Some of the most special moments were the songs that Neil doesn't play very often. "Thrasher" is the most obvious – until this tour, it hadn't been played since the original Rust Never Sleeps tour in 1978. It's a great song with some of his best lyrics, and despite the adoration of the fans, Neil just doesn't play it. Since it has long been rumored to be about CSNY and Neil's departure from that scene in the 70s, it does not bode well that he has resurrected the song after a brief CSNY reunion and comments from Graham Nash that a full tour was not out of the question. All signs point to Neil not wanting to be tied down and held back, "lost in rock formations", or turned into "park bench mutations". Other lyrics include this: "So I got bored and left them there / They were just deadweight to me / Better down the road without that load".

A couple other songs were unexpected surprises as well. "Love in Mind" has been played very rarely since its Journey Through the Past tour debut in 1971, and the extended and political "Someday" was played only twice between its origins in the Freedom era (circa 1989) and this tour.
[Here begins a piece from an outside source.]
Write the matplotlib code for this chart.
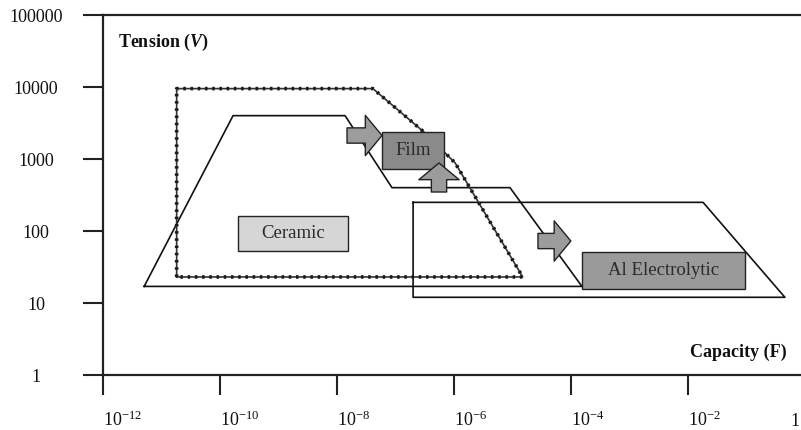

Lastly, the solo acoustic version of "Cortez the Killer" has been fairly infrequent. The electric version is far more common, but I found this version quite compelling as well.

[Neil Young playing the tack piano.]

There was hardly a misstep during the whole show. Neil's banter may have been a little fragmented, and hecklers may have been a little annoying, but he didn't let any of that get him down. It's hard to make any other complaint. Neil played well, the venue was amazing (minus all the drunk people), the setlist was superb, and I was pleased that Neil hasn't toned down his politics. It's a rare opportunity to see such a renowned singer and songwriter in such good venue.

Score: A

P.S. Thanks to Alyssa and Cheryl!

1 comment:

Anonymous said...

I was at the first show with the hecklers. I enjoyed the show, except the hecklers and admit I was annoyed with Neil’s reaction as it seemed to punish all for the actions of 1 or 2.